The situation with my current emoplyer means that I would have to use up holiday to attend, and I really would prefer not to lose such a big chunk. I'm more than happy to attend classes in the evening and weekends instead but having investigated a number of the main providers this doesn't seem to be an option. If any one could let me know if they know of a provider that would be great.

Many thanks,
Jane Sellars

5 Responses

  1. Look at local FE providers

    I would suggest that you trawl local further education (FE) establishments to see what they have to offer. Often they will do something in the evening (my ‘local’ does for example) which may suit you better.

    I would point out that whilst the CTP is one route to a trainer’s development, do think deeply about this before you commit the time and money. The CTP is expensive for what you get: membership of the CIPD and text book trainer training.

    Have you considered other FE option such as Neuro Linguistics (NLP), psychology or sociology, or even taking a teaching qualification (again, trawl your local FE providers to see what they do).

    As a person who ‘hires’ professional trainers I recognise the industry standard in CTP but look for more depth from the person than what is – in reality – a Level 2 or maybe level 3 qualification. After all, employers recognise that trainers are a real ‘power’ when it comes to organisational change and the ongoing politics of communication: I’d prefer a higher level qualification that demonstrates what the person is capable of doing and thinking! If it’s your time and money invest it wisely and do think long-term (unless you have pressing needs now?) so if you do CTP what will you be doing next – where will this take you?

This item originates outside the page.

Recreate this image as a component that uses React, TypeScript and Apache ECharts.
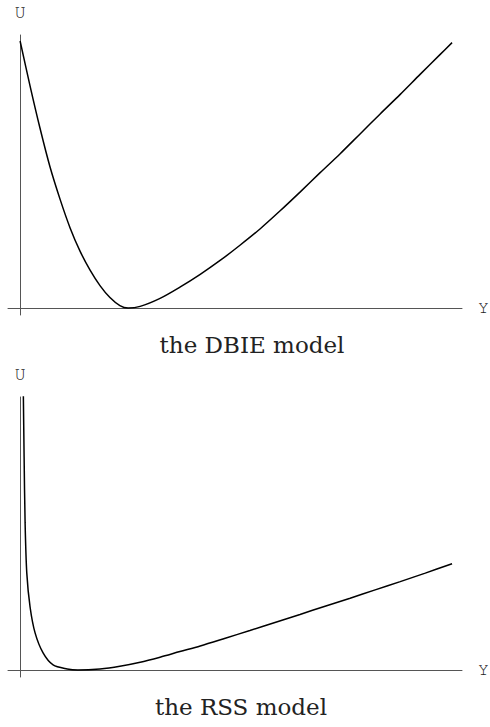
import React, { useEffect, useRef } from "react";
import * as echarts from "echarts";

// DBIE model: Y values and potential U(Y)
const dbieY = [0, 0.23, 0.46, 0.69, 0.93, 1.16, 1.39, 1.62, 1.85, 2.08, 2.31, 2.5, 2.78, 3.24, 3.7, 4.17, 4.63, 5.09, 5.56, 6.02, 6.48, 6.94, 7.41, 7.87, 8.33, 8.8, 9.26, 9.72, 10];
const dbieU = [10.0, 8.32, 6.74, 5.3, 4.05, 2.99, 2.12, 1.42, 0.84, 0.39, 0.09, 0, 0.06, 0.36, 0.78, 1.26, 1.78, 2.35, 2.97, 3.64, 4.34, 5.06, 5.78, 6.52, 7.26, 8.0, 8.75, 9.49, 9.94];

// RSS model
const rssY = [0.065, 0.076, 0.093, 0.116, 0.155, 0.231, 0.347, 0.532, 0.764, 1.09, 1.34, 1.85, 2.31, 2.78, 3.24, 3.7, 4.17, 4.75, 5.32, 5.9, 6.48, 7.06, 7.64, 8.22, 8.8, 9.38, 10];
const rssU = [11.5, 10.22, 7.98, 5.51, 3.63, 2.36, 1.39, 0.64, 0.19, 0.04, 0, 0.04, 0.14, 0.29, 0.48, 0.69, 0.9, 1.19, 1.48, 1.78, 2.08, 2.39, 2.69, 3.0, 3.31, 3.63, 3.98];

const captions = ["the DBIE model", "the RSS model"];
const axisNames = { x: "Y", y: "U" };

const X_MIN = -0.28;
const X_MAX = 10.23;
const U_MIN = -0.262;
const U_MAX = 10.225;

const MONO = "'Nimbus Mono PS', 'FreeMono', 'Courier New', Courier, 'Liberation Mono', monospace";

export default function App() {
  const ref = useRef<HTMLDivElement>(null);

  useEffect(() => {
    if (!ref.current) return;
    const chart = echarts.init(ref.current, null, { renderer: "svg" });
    const axisLine = { onZero: true, lineStyle: { color: "#555", width: 1 } };
    const nameStyle = { fontFamily: MONO, fontSize: 18, color: "#222" };
    const mkX = (gridIndex: number) => ({
      type: "value",
      gridIndex,
      min: X_MIN,
      max: X_MAX,
      axisLine,
      axisTick: { show: false },
      axisLabel: { show: false },
      splitLine: { show: false },
      name: axisNames.x,
      nameLocation: "end",
      nameGap: 16,
      nameTextStyle: { ...nameStyle, align: "left", verticalAlign: "middle" },
    });
    const mkY = (gridIndex: number) => ({
      type: "value",
      gridIndex,
      min: U_MIN,
      max: U_MAX,
      axisLine,
      axisTick: { show: false },
      axisLabel: { show: false },
      splitLine: { show: false },
      name: axisNames.y,
      nameLocation: "end",
      nameGap: 13,
      nameTextStyle: { ...nameStyle, align: "center", verticalAlign: "bottom" },
    });
    const mkSeries = (idx: number, xs: number[], us: number[]) => ({
      type: "line",
      xAxisIndex: idx,
      yAxisIndex: idx,
      data: xs.map((x, i) => [x, us[i]]),
      showSymbol: false,
      smooth: 0.3,
      clip: true,
      lineStyle: { color: "#000", width: 1.5 },
    });
    const captionText = (text: string, x: number, y: number) => ({
      type: "text",
      x,
      y,
      style: {
        text,
        fontFamily: "DejaVu Serif",
        fontSize: 23,
        fill: "#222",
        align: "center",
        verticalAlign: "middle",
        textAlign: "center",
        textVerticalAlign: "middle",
      },
    });
    chart.setOption({
      animation: false,
      backgroundColor: "#fff",
      grid: [
        { left: 8, right: 28, top: 35, height: 280 },
        { left: 8, right: 28, top: 397, height: 280 },
      ],
      xAxis: [mkX(0), mkX(1)],
      yAxis: [mkY(0), mkY(1)],
      series: [mkSeries(0, dbieY, dbieU), mkSeries(1, rssY, rssU)],
      graphic: [captionText(captions[0], 252, 345), captionText(captions[1], 241, 707)],
    });
    return () => chart.dispose();
  }, []);

  return (
    <div
      ref={ref}
      style={{ position: "fixed", left: 0, top: 0, width: 490, height: 727, background: "#fff" }}
    />
  );
}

    Good luck whatever route you choose and do stick with the lifelong learning. If you want to bounce some ideas off me do get in touch!

  2. In the main I agree
    I agree with a lot of what Damian has to say. The CITP can be extrememly expensive and personally I didn’t feel that it was a great course.

    However it is the qualification that almost everyone looks for when hiring trainers…

    I don’t know about where you are based but often Universities will offer this course in the evenings, Huddersfield Uni does for example, for less money than the day release providers.

    I’m not sure, again in accordance with Damian, that it’s the best course out there and generally a lot of employers will want some experience to go along with whatever qualification you have taken.

    What do you want to train? If it’s IT then there are other routes than the CIPD to look at. The same is true for NVQ teaching too.

    I’d suggest before you commit to any form of course that you research the kind of training roles that you want to undertake and look at the requirements of those roles and then base your decision as to what course you will take on those requirements rather than a “one size fits all” approach.

  3. I’m not sure I agree
    I thought the thread below was really interesting and thanks Juliet for the post but… I think that because an advert doesn’t explicitly state a preference for a qualification it doesn’t mean that the employer isn’t looking for it.

    If they’re advertising in the CIPD’s own magazine I think that many employer’s would consider this requirement implicit in view of where they are advertising.

    I’m on the job market at the moment and almost (not all, but almost) all the vacancies I’ve applied for have required the CITP.

    I think this is down to the (much debated in the link below) historical link between HR and training – which I’d argue should be split in organisations sooner rather than later. With training becoming an operational rather than a support function.

  4. Clarification
    Not so Nik,

    If its not specified then a potential employer cannot demand you have it. Sure it might aid your case but equally the employer could have specified it as essential or desirable if they thought it that important.

    As regards implying – if they dont state it as desired or essential for the job then it is not a pre-requisite.